In Anbetracht der Schwere der Vorwürfe und der Aussagen der Opfer und ihrer Angehörigen fordern wir die malischen Behörden auf, eine unabhängige, transparente und rasche Untersuchung durchzuführen. Eine solche Untersuchung muss unbedingt zu Ende geführt werden, d.h. mit einem Prozess vor den zuständigen Gerichten, um den Kreislauf der Straflosigkeit zu beenden und den Opfern Gerechtigkeit widerfahren zu lassen“, sagte FIDH-Generalsekretärin Drissa Traoré.

Wir bedauern, dass nach der Ankündigung der Einleitung einer Untersuchung im Allgemeinen keine Informationen über die Ergebnisse der Untersuchung oder des Prozesses veröffentlicht werden. Seit mehreren Jahren gibt es einen Rückstau bei mehreren symbolträchtigen Gerichtsverfahren. Diesmal möchten wir glauben, dass die prompte Reaktion der Militärbehörden auf die Bereitschaft hindeutet, das Recht des malischen Volkes auf Wahrheit, Gerechtigkeit und Wiedergutmachung zu verwirklichen“, sagte Marceau Sivieude, Interims-Regionaldirektor von Amnesty International für West- und Zentralafrika.

Hintergrund

Diafarabé (Kreis Ténenkou, Region Mopti) liegt in einem Gebiet, in dem die Katiba Macina, die der Jama’at Nusrat ul-Islam wa al-Muslimin (JNIM) angehört, aktiv ist und einen starken Einfluss auf die Dörfer ausübt. Am 27. März 2025 übernahm die JNIM die Verantwortung für einen Überfall auf eine gemeinsame Patrouille von FAMa- und Dozo-Milizkämpfern zwischen Diafarabé und Nouh-Bozo. Lokalen und humanitären Quellen zufolge wurden bei dem Hinterhalt 11 Soldaten, darunter ein Offizier, und 30 Kämpfer der Dozo-Miliz getötet.
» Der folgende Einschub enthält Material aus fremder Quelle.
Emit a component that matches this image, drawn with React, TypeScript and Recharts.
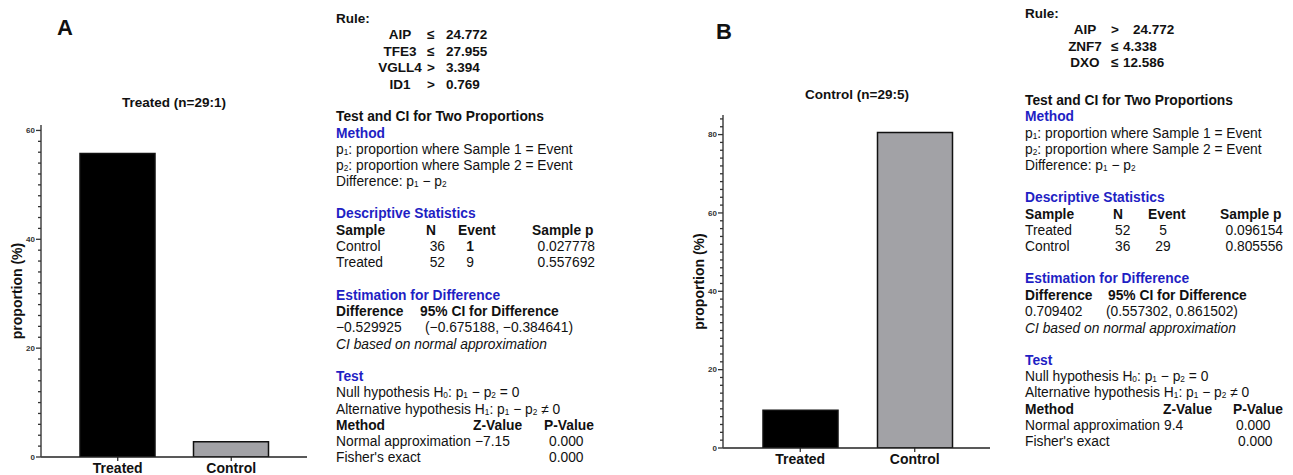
import React from 'react';
import { BarChart, Bar, XAxis, YAxis, Cell } from 'recharts';

const categories = ['Treated', 'Control'];
const proportionA = [55.77, 2.78];
const proportionB = [9.62, 80.56];
const barColors = ['#000000', '#a2a2a6'];
const yMajorA = [0, 20, 40, 60];
const yMajorB = [0, 20, 40, 60, 80];
const yMaxA = 61;
const yMaxB = 85;
const titleA = 'Treated (n=29:1)';
const titleB = 'Control (n=29:5)';

const rulesA = [
  ['AIP', '≤', '24.772'],
  ['TFE3', '≤', '27.955'],
  ['VGLL4', '>', '3.394'],
  ['ID1', '>', '0.769'],
];
const rulesB = [
  ['AIP', '>', '24.772'],
  ['ZNF7', '≤', '4.338'],
  ['DXO', '≤', '12.586'],
];
const descA = [
  ['Control', '36', '1', '0.027778'],
  ['Treated', '52', '9', '0.557692'],
];
const descB = [
  ['Treated', '52', '5', '0.096154'],
  ['Control', '36', '29', '0.805556'],
];
const diffA = ['−0.529925', '(−0.675188, −0.384641)'];
const diffB = ['0.709402', '(0.557302, 0.861502)'];
const testA = [
  ['Normal approximation', '−7.15', '0.000'],
  ["Fisher's exact", '', '0.000'],
];
const testB = [
  ['Normal approximation', '9.4', '0.000'],
  ["Fisher's exact", '', '0.000'],
];

const dataA = categories.map((name, i) => ({ name, value: proportionA[i] }));
const dataB = categories.map((name, i) => ({ name, value: proportionB[i] }));

const minorList = (max: number) => {
  const out: number[] = [];
  for (let v = 0; v <= max; v += 2) out.push(v);
  return out;
};

const BLUE = '#1f1fc4';
const FONT = '"Liberation Sans", Arial, sans-serif';

const T = ({ x, y, children, w = 'normal', color = '#111', it = false, align = 'left', size = 13.8 }: any) => (
  <div
    style={{
      position: 'absolute',
      left: x,
      top: y - 9,
      lineHeight: '16px',
      fontSize: size,
      fontWeight: w,
      color,
      fontStyle: it ? 'italic' : 'normal',
      whiteSpace: 'nowrap',
      transform: align === 'right' ? 'translateX(-100%)' : align === 'center' ? 'translateX(-50%)' : undefined,
    }}
  >
    {children}
  </div>
);

const S = ({ c }: any) => (
  <span style={{ fontSize: '0.6em', position: 'relative', top: '0.1em' }}>{c}</span>
);

const makeTick = (majors: number[]) => (props: any) => {
  const { x, y, payload } = props;
  const major = majors.includes(payload.value);
  const len = major ? 5 : 3;
  return (
    <g>
      <line x1={x - len} x2={x} y1={y} y2={y} stroke="#333" strokeWidth={1.3} />
      {major && (
        <text x={x - len - 1} y={y} dy="0.35em" textAnchor="end" fontSize={8} fontWeight="bold" fill="#333" fontFamily={FONT}>
          {payload.value}
        </text>
      )}
    </g>
  );
};

const Chart = ({ data, max, majors, axisW, top, right, xh, padL, padR, labelDx }: any) => (
  <BarChart width={320} height={475} data={data} margin={{ top, right, bottom: 0, left: 0 }}>
    <XAxis
      dataKey="name"
      interval={0}
      height={xh}
      padding={{ left: padL, right: padR }}
      axisLine={{ stroke: '#222', strokeWidth: 1.5 }}
      tickLine={{ stroke: '#222', strokeWidth: 1.2 }}
      tickSize={4}
      tickMargin={2}
      tick={{ fontSize: 14, fontWeight: 'bold', fill: '#111', fontFamily: FONT }}
    />
    <YAxis
      width={axisW}
      domain={[0, max]}
      ticks={minorList(max)}
      interval={0}
      allowDataOverflow
      tickSize={0}
      tickMargin={0}
      tickLine={false}
      axisLine={{ stroke: '#444', strokeWidth: 1.5 }}
      tick={makeTick(majors)}
      label={{
        value: 'proportion (%)',
        angle: -90,
        position: 'center',
        dx: labelDx,
        style: { fontSize: 14, fontWeight: 'bold', fill: '#111', fontFamily: FONT },
      }}
    />
    <Bar dataKey="value" barSize={75} stroke="#111" strokeWidth={1.5} isAnimationActive={false}>
      {data.map((d: any, i: number) => (
        <Cell key={d.name} fill={barColors[i]} />
      ))}
    </Bar>
  </BarChart>
);

export default function App() {
  return (
    <div style={{ position: 'relative', width: 1293, height: 475, background: '#fff', fontFamily: FONT, overflow: 'hidden' }}>
      <style>{'body{margin:0}'}</style>

      {/* Panel A chart */}
      <div style={{ position: 'absolute', left: 0, top: 0 }}>
        <Chart data={dataA} max={yMaxA} majors={yMajorA} axisW={41} top={125} right={13} xh={18} padL={20} padR={19} labelDx={-3} />
      </div>
      <T x={65} y={29} w="bold" size={22} align="center">A</T>
      <T x={174} y={104} w="bold" size={13.5} align="center">{titleA}</T>

      {/* Panel A text */}
      <T x={336} y={20} w="bold" size={13.5}>Rule:</T>
      {rulesA.map((r, i) => (
        <React.Fragment key={r[0]}>
          <T x={400} y={36 + i * 16.5} w="bold" size={13.5} align="center">{r[0]}</T>
          <T x={427} y={36 + i * 16.5} w="bold" size={13.5}>{r[1]}</T>
          <T x={446} y={36 + i * 16.5} w="bold" size={13.5}>{r[2]}</T>
        </React.Fragment>
      ))}
      <T x={336} y={118} w="bold">Test and CI for Two Proportions</T>
      <T x={336} y={135} w="bold" color={BLUE}>Method</T>
      <T x={336} y={151}>p<S c="1" />: proportion where Sample 1 = Event</T>
      <T x={336} y={167}>p<S c="2" />: proportion where Sample 2 = Event</T>
      <T x={336} y={183}>Difference: p<S c="1" /> − p<S c="2" /></T>
      <T x={336} y={215} w="bold" color={BLUE}>Descriptive Statistics</T>
      <T x={336} y={232} w="bold">Sample</T>
      <T x={426} y={232} w="bold">N</T>
      <T x={458} y={232} w="bold">Event</T>
      <T x={532} y={232} w="bold">Sample p</T>
      {descA.map((r, i) => (
        <React.Fragment key={r[0]}>
          <T x={336} y={248 + i * 16}>{r[0]}</T>
          <T x={445} y={248 + i * 16} align="right">{r[1]}</T>
          <T x={470} y={248 + i * 16} align="center" w={i === 0 ? 'bold' : 'normal'}>{r[2]}</T>
          <T x={595} y={248 + i * 16} align="right">{r[3]}</T>
        </React.Fragment>
      ))}
      <T x={336} y={297} w="bold" color={BLUE}>Estimation for Difference</T>
      <T x={336} y={313} w="bold">Difference</T>
      <T x={420} y={313} w="bold">95% CI for Difference</T>
      <T x={336} y={329}>{diffA[0]}</T>
      <T x={425} y={329}>{diffA[1]}</T>
      <T x={336} y={346} it>CI based on normal approximation</T>
      <T x={336} y={378} w="bold" color={BLUE}>Test</T>
      <T x={336} y={394}>Null hypothesis H<S c="0" />: p<S c="1" /> − p<S c="2" /> = 0</T>
      <T x={336} y={411}>Alternative hypothesis H<S c="1" />: p<S c="1" /> − p<S c="2" /> ≠ 0</T>
      <T x={336} y={427} w="bold">Method</T>
      <T x={473} y={427} w="bold">Z-Value</T>
      <T x={544} y={427} w="bold">P-Value</T>
      {testA.map((r, i) => (
        <React.Fragment key={r[0]}>
          <T x={336} y={443 + i * 16}>{r[0]}</T>
          <T x={475} y={443 + i * 16}>{r[1]}</T>
          <T x={549} y={443 + i * 16}>{r[2]}</T>
        </React.Fragment>
      ))}

      {/* Panel B chart */}
      <div style={{ position: 'absolute', left: 680, top: 0 }}>
        <Chart data={dataB} max={yMaxB} majors={yMajorB} axisW={43} top={115} right={10} xh={27} padL={20} padR={18} labelDx={-2} />
      </div>
      <T x={724} y={33} w="bold" size={22} align="center">B</T>
      <T x={857} y={96} w="bold" size={13.5} align="center">{titleB}</T>

      {/* Panel B text */}
      <T x={1025} y={15} w="bold" size={13.5}>Rule:</T>
      {rulesB.map((r, i) => (
        <React.Fragment key={r[0]}>
          <T x={1085} y={31 + i * 16.5} w="bold" size={13.5} align="center">{r[0]}</T>
          <T x={1111} y={31 + i * 16.5} w="bold" size={13.5}>{r[1]}</T>
          <T x={i === 0 ? 1133 : 1123} y={31 + i * 16.5} w="bold" size={13.5}>{r[2]}</T>
        </React.Fragment>
      ))}
      <T x={1025} y={102} w="bold">Test and CI for Two Proportions</T>
      <T x={1025} y={118} w="bold" color={BLUE}>Method</T>
      <T x={1025} y={135}>p<S c="1" />: proportion where Sample 1 = Event</T>
      <T x={1025} y={151}>p<S c="2" />: proportion where Sample 2 = Event</T>
      <T x={1025} y={167}>Difference: p<S c="1" /> − p<S c="2" /></T>
      <T x={1025} y={199} w="bold" color={BLUE}>Descriptive Statistics</T>
      <T x={1025} y={216} w="bold">Sample</T>
      <T x={1113} y={216} w="bold">N</T>
      <T x={1148} y={216} w="bold">Event</T>
      <T x={1220} y={216} w="bold">Sample p</T>
      {descB.map((r, i) => (
        <React.Fragment key={r[0]}>
          <T x={1025} y={232 + i * 16}>{r[0]}</T>
          <T x={1115} y={232 + i * 16}>{r[1]}</T>
          <T x={1163} y={232 + i * 16} align="center">{r[2]}</T>
          <T x={1283} y={232 + i * 16} align="right">{r[3]}</T>
        </React.Fragment>
      ))}
      <T x={1025} y={280} w="bold" color={BLUE}>Estimation for Difference</T>
      <T x={1025} y={297} w="bold">Difference</T>
      <T x={1108} y={297} w="bold">95% CI for Difference</T>
      <T x={1025} y={313}>{diffB[0]}</T>
      <T x={1106} y={313}>{diffB[1]}</T>
      <T x={1025} y={330} it>CI based on normal approximation</T>
      <T x={1025} y={362} w="bold" color={BLUE}>Test</T>
      <T x={1025} y={378}>Null hypothesis H<S c="0" />: p<S c="1" /> − p<S c="2" /> = 0</T>
      <T x={1025} y={394}>Alternative hypothesis H<S c="1" />: p<S c="1" /> − p<S c="2" /> ≠ 0</T>
      <T x={1025} y={411} w="bold">Method</T>
      <T x={1163} y={411} w="bold">Z-Value</T>
      <T x={1233} y={411} w="bold">P-Value</T>
      {testB.map((r, i) => (
        <React.Fragment key={r[0]}>
          <T x={1025} y={427 + i * 16}>{r[0]}</T>
          <T x={1164} y={427 + i * 16}>{r[1]}</T>
          <T x={1236 + i * 2} y={427 + i * 16}>{r[2]}</T>
        </React.Fragment>
      ))}
    </div>
  );
}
Vor den Razzien am 12. Mai waren auch mehrere Einwohner von Diafarabé verhaftet worden. Die Einheimischen sind weiterhin besorgt über das Schicksal von neun weiteren Personen, die am 6. und 13. April 2025 verhaftet wurden. Nach Informationen, die von FIDH und Amnesty International abgeglichen wurden, scheinen mindestens vier von ihnen ebenfalls hingerichtet worden zu sein, und fünf befinden sich in Haft. Nach Angaben eines Einwohners von Diafarabé gibt es keine „Hoffnung, sie wiederzusehen“, und „ihre Frauen trauern bereits um sie“.

Im Rahmen der Operation Dougoukoloko, die am 25. April 2025 eingeleitet wurde, traf am 10. Mai ein Kontingent von FAMa-Soldaten in Diafarabé ein, um die Führung zu übernehmen. Ziel dieser Operation, die unter der Leitung des Generalstabschefs der Streitkräfte steht, ist es, „die souveränen Funktionen des Staates Mali im ganzen Land wiederherzustellen“, wie es im Erlass zur Gründung der Operation heißt. Der zentrale Bereich dieser Operation, der die Regionen S?gou, San, Mopti, Bandiagara, Douentza, Timbuktu und Taoudéni umfasst, wurde am 8. Mai in Anwesenheit des stellvertretenden Generalstabschefs der Streitkräfte in der Region, in der sich der Vorfall von Diafarabé ereignet hat, neu organisiert.